(St. Louis Post-Dispatch, January 12, 2000)
by Heather Ratcliffe
St. Louis Post-Dispatch January 12, 2000
It appeared as a floating two-story house with a glowing red interior.
A week later, it has attracted national media and a team of investigators led by a former FBI agent who wants to know if the object was an alien spacecraft.
John Velier and his team from Las Vegas flew to St. Louis on Friday to learn more about a UFO spotted a week ago first by a miniature-golf course owner in Highland and then by four police officers.
When it flew over Melvern Noll's head as he stood on his golf course about 4 a.m., the craft was traveling silently at a snail's pace. He said he saw at least two rows of windows and red lights inside the object and along its metallic dark belly.

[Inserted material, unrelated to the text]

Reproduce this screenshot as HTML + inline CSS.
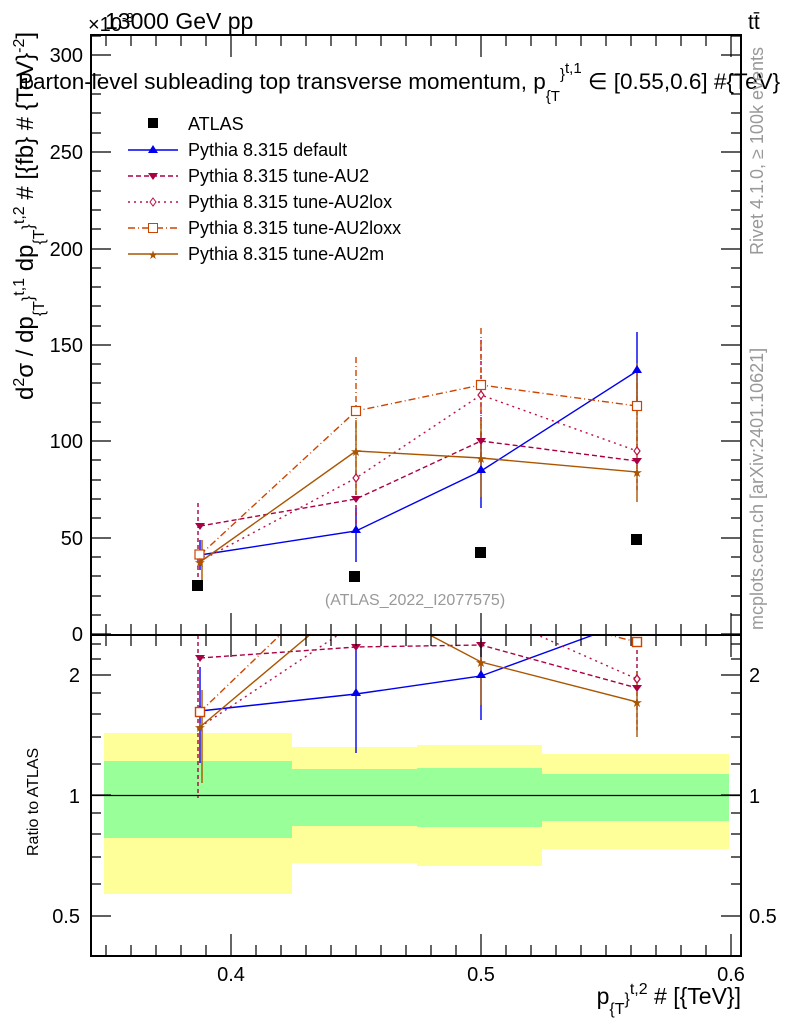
<!DOCTYPE html>
<html><head><meta charset="utf-8"><style>
html,body{margin:0;padding:0;background:#fff;}
svg{display:block;font-family:"Liberation Sans",sans-serif;}
</style></head><body>
<svg width="786" height="1024" viewBox="0 0 786 1024" xmlns="http://www.w3.org/2000/svg">
<defs>
<clipPath id="cm"><rect x="91" y="35" width="650" height="600"/></clipPath>
<clipPath id="cr"><rect x="91" y="635" width="650" height="321"/></clipPath>
</defs>
<g>
<rect x="104" y="733" width="188" height="161" fill="#ffff99"/>
<rect x="104" y="761" width="188" height="77" fill="#99ff99"/>
<rect x="292" y="747" width="125" height="116" fill="#ffff99"/>
<rect x="292" y="769" width="125" height="57" fill="#99ff99"/>
<rect x="417" y="745" width="125" height="121" fill="#ffff99"/>
<rect x="417" y="768" width="125" height="59" fill="#99ff99"/>
<rect x="542" y="754" width="187" height="95" fill="#ffff99"/>
<rect x="542" y="774" width="187" height="47" fill="#99ff99"/>
<line x1="91" y1="795.5" x2="741" y2="795.5" stroke="#000" stroke-width="1.2"/>
</g>
<g clip-path="url(#cm)" fill="none" stroke-width="1.4">
<g stroke="#0000ee"><line x1="200" y1="540" x2="200" y2="570"/><line x1="356" y1="508" x2="356" y2="562"/><line x1="481" y1="433" x2="481" y2="508"/><line x1="637" y1="332" x2="637" y2="409"/></g>
<g stroke="#aa0044" stroke-dasharray="4,3"><line x1="198" y1="503" x2="198" y2="587"/><line x1="356" y1="470" x2="356" y2="530"/><line x1="481" y1="340" x2="481" y2="475"/><line x1="637" y1="430" x2="637" y2="492"/></g>
<g stroke="#cc4400" stroke-dasharray="6,3,1,3"><line x1="356" y1="357" x2="356" y2="470"/><line x1="481" y1="328" x2="481" y2="440"/><line x1="637" y1="370" x2="637" y2="450"/></g>
<g stroke="#aa5500"><line x1="202" y1="540" x2="202" y2="585"/><line x1="356" y1="420" x2="356" y2="495"/><line x1="481" y1="420" x2="481" y2="497"/><line x1="637" y1="363" x2="637" y2="502"/></g>
<polyline stroke="#0000ee" points="200,555 356,531 481,471 637,371"/>
<polyline stroke="#aa0044" stroke-dasharray="5,3" points="200,526 356,499 481,441 637,461"/>
<polyline stroke="#bb1144" stroke-dasharray="2,4,2,4" points="200,561 356,478 481,395 637,451"/>
<polyline stroke="#cc4400" stroke-dasharray="7,3,1,3" points="200,555 356,411 481,385 637,406"/>
<polyline stroke="#aa5500" points="200,562 356,451 481,458 637,472"/>
<g fill="#0000ee" stroke="none"><path d="M200,549 l5,8 h-10z"/><path d="M356,525 l5,8 h-10z"/><path d="M481,465 l5,8 h-10z"/><path d="M637,365 l5,8 h-10z"/></g>
<g fill="#aa0044" stroke="none"><path d="M200,530 l-5,-7 h10z"/><path d="M356,503 l-5,-7 h10z"/><path d="M481,445 l-5,-7 h10z"/><path d="M637,465 l-5,-7 h10z"/></g>
<g fill="#fff" stroke="#bb1144" stroke-width="1.2"><path d="M356,474 l3,4 l-3,4 l-3,-4z"/><path d="M481,391 l3,4 l-3,4 l-3,-4z"/><path d="M637,447 l3,4 l-3,4 l-3,-4z"/></g>
<g fill="#fff" stroke="#cc4400" stroke-width="1.2"><rect x="195" y="550" width="9" height="9"/><rect x="351.5" y="406.5" width="9" height="9"/><rect x="476.5" y="380.5" width="9" height="9"/><rect x="632.5" y="401.5" width="9" height="9"/></g>
<g fill="#aa5500" font-size="13" text-anchor="middle"><text x="200" y="567" stroke="none">★</text><text x="356" y="456" stroke="none">★</text><text x="481" y="463" stroke="none">★</text><text x="637" y="477" stroke="none">★</text></g>
<g fill="#000" stroke="none"><rect x="192" y="580" width="11" height="11"/><rect x="349" y="571" width="11" height="11"/><rect x="475" y="547" width="11" height="11"/><rect x="631" y="534" width="11" height="11"/></g>
</g>
<g clip-path="url(#cr)" fill="none" stroke-width="1.4">
<g stroke="#0000ee"><line x1="200" y1="667" x2="200" y2="763"/><line x1="356" y1="647" x2="356" y2="753"/><line x1="481" y1="638" x2="481" y2="720"/></g>
<g stroke="#aa0044" stroke-dasharray="4,3"><line x1="198" y1="635" x2="198" y2="798"/><line x1="637" y1="650" x2="637" y2="730"/></g>
<g stroke="#aa5500"><line x1="202" y1="690" x2="202" y2="783"/><line x1="481" y1="640" x2="481" y2="705"/><line x1="637" y1="672" x2="637" y2="737"/></g>
<polyline stroke="#0000ee" points="200,711 356,694 481,676 637,619"/>
<polyline stroke="#aa0044" stroke-dasharray="5,3" points="200,658 356,647 481,645 637,688"/>
<polyline stroke="#bb1144" stroke-dasharray="2,4,2,4" points="200,727 356,623 481,610 637,679"/>
<polyline stroke="#cc4400" stroke-dasharray="7,3,1,3" points="200,712 356,562 481,603 637,642"/>
<polyline stroke="#aa5500" points="200,727 356,596 481,662 637,702"/>
<g fill="#0000ee" stroke="none"><path d="M200,705 l5,8 h-10z"/><path d="M356,688 l5,8 h-10z"/><path d="M481,670 l5,8 h-10z"/></g>
<g fill="#aa0044" stroke="none"><path d="M200,662 l-5,-7 h10z"/><path d="M356,651 l-5,-7 h10z"/><path d="M481,649 l-5,-7 h10z"/><path d="M637,692 l-5,-7 h10z"/></g>
<path d="M637,675 l3,4 l-3,4 l-3,-4z" fill="#fff" stroke="#bb1144"/>
<rect x="195.5" y="707.5" width="9" height="9" fill="#fff" stroke="#cc4400"/>
<rect x="632.5" y="637.5" width="9" height="9" fill="#fff" stroke="#cc4400"/>
<g fill="#aa5500" font-size="13" text-anchor="middle"><text x="200" y="732">★</text><text x="481" y="667">★</text><text x="637" y="707">★</text></g>
</g>
<g stroke="#000" stroke-width="2" fill="none">
<rect x="91" y="35" width="650" height="600"/>
<rect x="91" y="635" width="650" height="321"/>
</g>
<g stroke="#000" stroke-width="1.2">
<path d="M91,634h20M91,538h20M91,441h20M91,345h20M91,249h20M91,152h20M91,55h20 M741,634h-20M741,538h-20M741,441h-20M741,345h-20M741,249h-20M741,152h-20M741,55h-20"/>
<path d="M91,615h10M91,596h10M91,576h10M91,557h10M91,518h10M91,499h10M91,480h10M91,460h10M91,422h10M91,403h10M91,383h10M91,364h10M91,326h10M91,306h10M91,287h10M91,268h10M91,229h10M91,210h10M91,191h10M91,171h10M91,133h10M91,113h10M91,94h10M91,75h10M91,36h10
M741,615h-10M741,596h-10M741,576h-10M741,557h-10M741,518h-10M741,499h-10M741,480h-10M741,460h-10M741,422h-10M741,403h-10M741,383h-10M741,364h-10M741,326h-10M741,306h-10M741,287h-10M741,268h-10M741,229h-10M741,210h-10M741,191h-10M741,171h-10M741,133h-10M741,113h-10M741,94h-10M741,75h-10M741,36h-10"/>
<path d="M91,916h20M91,795h20M91,675h20M741,916h-20M741,795h-20M741,675h-20"/>
<path d="M91,884h10M91,857h10M91,834h10M91,813h10M91,764h10M91,737h10M91,714h10M91,693h10M91,659h10M91,644h10M741,884h-10M741,857h-10M741,834h-10M741,813h-10M741,764h-10M741,737h-10M741,714h-10M741,693h-10M741,659h-10M741,644h-10"/>
<path d="M231,35v22M481,35v22M731,35v22M231,635v-22M481,635v-22M731,635v-22M231,635v22M481,635v22M731,635v22M231,956v-22M481,956v-22M731,956v-22"/>
<path d="M106,35v11M131,35v11M156,35v11M181,35v11M206,35v11M256,35v11M281,35v11M306,35v11M331,35v11M356,35v11M381,35v11M406,35v11M431,35v11M456,35v11M506,35v11M531,35v11M556,35v11M581,35v11M606,35v11M631,35v11M656,35v11M681,35v11M706,35v11
M106,635v-11M131,635v-11M156,635v-11M181,635v-11M206,635v-11M256,635v-11M281,635v-11M306,635v-11M331,635v-11M356,635v-11M381,635v-11M406,635v-11M431,635v-11M456,635v-11M506,635v-11M531,635v-11M556,635v-11M581,635v-11M606,635v-11M631,635v-11M656,635v-11M681,635v-11M706,635v-11
M106,635v11M131,635v11M156,635v11M181,635v11M206,635v11M256,635v11M281,635v11M306,635v11M331,635v11M356,635v11M381,635v11M406,635v11M431,635v11M456,635v11M506,635v11M531,635v11M556,635v11M581,635v11M606,635v11M631,635v11M656,635v11M681,635v11M706,635v11
M106,956v-11M131,956v-11M156,956v-11M181,956v-11M206,956v-11M256,956v-11M281,956v-11M306,956v-11M331,956v-11M356,956v-11M381,956v-11M406,956v-11M431,956v-11M456,956v-11M506,956v-11M531,956v-11M556,956v-11M581,956v-11M606,956v-11M631,956v-11M656,956v-11M681,956v-11M706,956v-11"/>
</g>
<g font-size="20" fill="#000" text-anchor="end">
<text x="83" y="62">300</text><text x="83" y="159">250</text><text x="83" y="256">200</text><text x="83" y="352">150</text><text x="83" y="448">100</text><text x="83" y="545">50</text><text x="83" y="641">0</text>
<text x="80" y="682">2</text><text x="80" y="803">1</text><text x="80" y="923">0.5</text>
</g>
<g font-size="20" fill="#000" text-anchor="start">
<text x="749" y="682">2</text><text x="749" y="803">1</text><text x="749" y="923">0.5</text>
</g>
<g font-size="20" fill="#000" text-anchor="middle">
<text x="231" y="981">0.4</text><text x="481" y="981">0.5</text><text x="731" y="981">0.6</text>
</g>
<text x="88" y="31" font-size="20">×10</text><text x="122" y="22" font-size="13">-3</text>
<text x="105" y="29" font-size="23">13000 GeV pp</text>
<text x="748" y="29" font-size="21">tt̄</text>
<text x="18" y="89" font-size="22.5">Parton-level subleading top transverse momentum, p<tspan font-size="15" dy="12">{T</tspan><tspan font-size="15" dy="-22">}</tspan><tspan font-size="15" dy="-6">t,1</tspan><tspan dy="16"> ∈ [0.55,0.6] #{TeV}</tspan></text>
<g font-size="18" fill="#000">
<rect x="148" y="118" width="10" height="10"/>
<text x="188" y="130">ATLAS</text>
<line x1="128" y1="150" x2="178" y2="150" stroke="#0000ee" stroke-width="1.4"/><path d="M153,145 l5,8 h-10z" fill="#0000ee"/>
<text x="188" y="156">Pythia 8.315 default</text>
<line x1="128" y1="176" x2="178" y2="176" stroke="#aa0044" stroke-width="1.4" stroke-dasharray="5,3"/><path d="M153,180 l-5,-7 h10z" fill="#aa0044"/>
<text x="188" y="182">Pythia 8.315 tune-AU2</text>
<line x1="128" y1="202" x2="178" y2="202" stroke="#bb1144" stroke-width="1.4" stroke-dasharray="2,4"/><path d="M153,198 l3,4 l-3,4 l-3,-4z" fill="#fff" stroke="#bb1144"/>
<text x="188" y="208">Pythia 8.315 tune-AU2lox</text>
<line x1="128" y1="228" x2="178" y2="228" stroke="#cc4400" stroke-width="1.4" stroke-dasharray="7,3,1,3"/><rect x="148.5" y="223.5" width="9" height="9" fill="#fff" stroke="#cc4400"/>
<text x="188" y="234">Pythia 8.315 tune-AU2loxx</text>
<line x1="128" y1="254" x2="178" y2="254" stroke="#aa5500" stroke-width="1.4"/><text x="153" y="259" font-size="12" fill="#aa5500" text-anchor="middle">★</text>
<text x="188" y="260">Pythia 8.315 tune-AU2m</text>
</g>
<text x="415" y="605" font-size="16" fill="#999" text-anchor="middle">(ATLAS_2022_I2077575)</text>
<text transform="translate(33,400) rotate(-90)" font-size="24" fill="#000">d<tspan font-size="16" dy="-9">2</tspan><tspan dy="9">σ / dp</tspan><tspan font-size="16" dy="11">{T</tspan><tspan font-size="16" dy="-11">}</tspan><tspan font-size="16" dy="-9">t,1</tspan><tspan dy="9"> dp</tspan><tspan font-size="16" dy="11">{T</tspan><tspan font-size="16" dy="-11">}</tspan><tspan font-size="16" dy="-9">t,2</tspan><tspan dy="9"> # [{fb} # {TeV}</tspan><tspan font-size="16" dy="-9">-2</tspan><tspan dy="9">]</tspan></text>
<text transform="translate(38,856) rotate(-90)" font-size="16" fill="#000">Ratio to ATLAS</text>
<text transform="translate(763,255) rotate(-90)" font-size="18" fill="#999">Rivet 4.1.0, ≥ 100k events</text>
<text transform="translate(763,630) rotate(-90)" font-size="18" fill="#999">mcplots.cern.ch [arXiv:2401.10621]</text>
<text x="741" y="1004" font-size="23" fill="#000" text-anchor="end">p<tspan font-size="16" dy="10">{T</tspan><tspan font-size="16" dy="-10">}</tspan><tspan font-size="16" dy="-10">t,2</tspan><tspan dy="10"> # [{TeV}]</tspan></text>
</svg>
</body></html>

"I kept my eyeballs on it," said Noll, 66. "It was all lighted up and so low that someone could have waved at me out the window." He estimated it was about 1,000 feet above the ground.
Noll said he drove to the Highland police station and asked the dispatcher to call the Lebanon police because the object was floating that way.
Besides Noll, four Metro East-area police officers saw the object as it moved above Lebanon, Shiloh, Dupo and Millstadt. More than 20 calls about the sighting have been ringing into the Millstadt police station each day since it was first reported by the media Friday. Chief Ed Wilkerson posted his officers' report on the department's Web site along with the drawings and photo. He stopped media interviews, refusing inquires from ABC News in New York and Extra, the tabloid TV news show.
"It's going to affect policing if we don't put a stop to it," he said. "I never thought anything like this would draw this much attention. Well, at least it puts Millstadt on the map."
Police in Millstadt don't believe the sighting was a visitor from outer space. But they won't make any assumptions about what it was either.
"This has been one of the biggest things we have experienced in this area. It's reached the world," Wilkerson said.
Velier's team came from the National Institute for Discovery Science, a Las Vegas research institute, to collect evidence of the sighting.
The institute, founded in 1995, has about a dozen former law enforcement officers and scientists investigating sightings professionally.
"We are using the scientific method," said Colm Kelleher, an administrator for the institute. "We are looking for facts, not trying to promote any agenda."
The institute sent a team to the Metro East area because of the overwhelming credibility of the witnesses - nearly all police officers, Kelleher said.
"Police officers are a higher-quality observers than other witnesses, because they have good memories," he said. "And from our initial calls, we know these people are not delusional."
Velier, who said he doesn't know if aliens exist or not, said he's now investigating about 136 cases of UFO sightings, as well as cattle mutilations. He interviewed the police officers and Noll. He couldn't find any other witnesses.
"Usually we are inundated with people who have seen these objects," he said.
Velier won't make an assumption about what the officers saw yet because his investigation is still in its initial stages. However, he will post a preliminary report on the organization's Web site at www.accessnv.com/nids in a few weeks.
Two of the police officers who saw the object contacted the National UFO Reporting Center in Seattle the morning they spotted it, said Peter B. Davenport, the center's director. The center, founded in 1974, records, corroborates and documents reports from individuals who have witnessed unusual, possibly UFO-related events.
The descriptions of the flying object don't fit conventional aircraft, Davenport said. The lighting is not consistent with U.S. regulations, and the flight pattern characteristics exceed anything that could have been achieved with an airplane, Davenport said.
The center has also taken reports from at least two civilians in the area who saw the object while driving to work that morning. The center will not release their names.
Forest Crawford of Collinsville, assistant director of the Illinois Mutual UFO Network, said he believes the police officers saw an experimental government aircraft.
A couple of the police witnesses told reporters that the object resembled a drawing of a "stealth blimp" that appeared in Popular Mechanics magazine.
"That drawing is such a close match to what these guys described," Crawford said.
Davenport disputes the theory that the aircraft could have been a secret government "stealth blimp." The amount of power needed to generate the brilliant glowing lights would be generated from equipment too heavy for a blimp, he said.
Officials at Scott Air Force Base said Tuesday that the only knowledge they had of last week's UFO sighting \was from news reports. The air traffic control tower for Scott and MidAmerica Airport was shut down at the time.
Noll said although the sighting has brought lots of unexpected calls and attention, he doesn't regret telling his story.
I'm glad I saw it. Only once in a lifetime you get to see something so exciting," he said.